With less than three weeks to go until AIFMD becomes law the industry is still scratching its head as to the implications of a directive dealing with the murky world of alternatives. Can they catch up?



The Directive is designed to place more regulatory controls on managers of alternative investment funds to ensure investors are better protected and informed than previously.

It applies to all funds not subject to the Ucits Directive, including hedge funds, real estate funds and funds of funds, and its requirements are uniform across each fund type, despite their very different risk profiles.

It was initially met with derision from across the alternatives industry, with criticism it was a political knee-jerk reaction to the financial crisis and concerns no industry experts were involved in drawing up the proposals.

A survey of European alternative fund managers conducted at the end of 2010 found just 32% believed the legislation was necessary and just under a third, 31%, were supportive of it.


A little over four years later and we are just three weeks away from the directive becoming law, yet only 15% of AIFMs are ready for its implementation, according to a survey by KNEIP. Fund managers are clearly unhappy about the new rules, but why have they left their preparation to the last minute?

Experts have argued that even at this late stage in the process confusion as to exactly which funds or companies are included in the regulation remains.

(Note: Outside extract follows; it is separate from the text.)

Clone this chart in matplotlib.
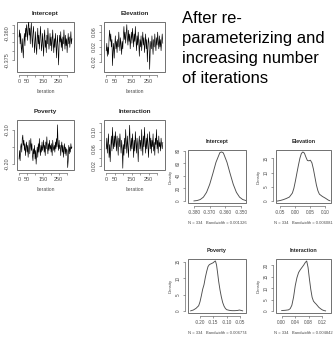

Monica Gogney, a financial services expert at Pinsent Masons, said: “If an AIF delegates the actual investment management function to another company and that other company performs more of the investment management then it will be the one regulated by the directive.

“This means the company listed in fund documentation as the ‘manager’ will not be the manager as far as the Directive goes, which will cause confusion.”

Further confusion occurs at a local level in terms of how regional regulators are going to administer the transition to regulatory compliance.

The FCA only unveiled its process for registering as an AIFM or for varying the permissions relating to an organisation’s existing AIFM status at the end of last week, meaning that many firms have simply been in state of limbo up until the last few days.

Cross-Europe legislation… with some exceptions

Non-EU fund managers marketing to investors in the region will also have to register as an AIFM in order to continue their European activities, but they too have been left in the dark as to what exactly they need to do in order to comply with the new rules.

While authorisation requirements for non-EU managers are to be phased in between 2015 and 2019, they will be subject to the disclosure and reporting requirements of the directive as of 22 July in the same way as domestic fund managers.

Several countries, including the UK, however, have stated they will extend the compliance deadline for non-European Economic Area (EEA) managers and non-EEA funds marketing to investors in their country for another year. The specific rules for the extension period vary from country to country, and some countries have chosen not to adopt an extension period at all. This means non-EEA fund managers will need to check with individual country regulators as to what it is they need to do to continue trading in their region, creating further uncertainty and an administrative headache for those operating in multiple jurisdictions.

Money matters

The Directive’s rules aim to discourage risk taking and include requirements that firms should spread the payment of any performance-based earnings over a period which takes into account the redemption of the fund and the investment risks. Those deemed to be a significant size are also required to set up a renumeration committee.

A recent ESMA consultation paper on this topic, however, did not specify a threshold at which the committee must be established, and it is still in the process of developing guidelines on the matter.

Reporting concerns

With three weeks to go, the biggest concern is the reporting requirements of the Directive, and 40% of fund managers have yet to install the necessary infrastructure to enable them to meet their obligations.

Under the legislation, over 130 pieces of data are to be reported to the regulators at both the fund manager and fund specific level on a quarterly basis. This is a significant requirement for an industry which, up until now, has not been subject to formal reporting requirements. Many fund managers are without existing back office operations, with the ability to deal with the increased regulatory requirements.

Mario Mantrisi, chief strategy and research officer at KNEIP, said: “The key challenge facing AIFMs is how best to collect the data required by the regulators. Organising different workflows and developing a streamlined procedure for each stage of data collection can be a time consuming and potentially costly enterprise. As a result, it is no surprise that so many fund managers are considering outsourcing this process altogether.”

The AIFMD has been cited by some as a watershed moment, and by others as the most significant change to the alternatives industry in history, yet those affected have been kept in the dark as to what they need to do to meet its strict requirements, is it really any wonder they remain unprepared?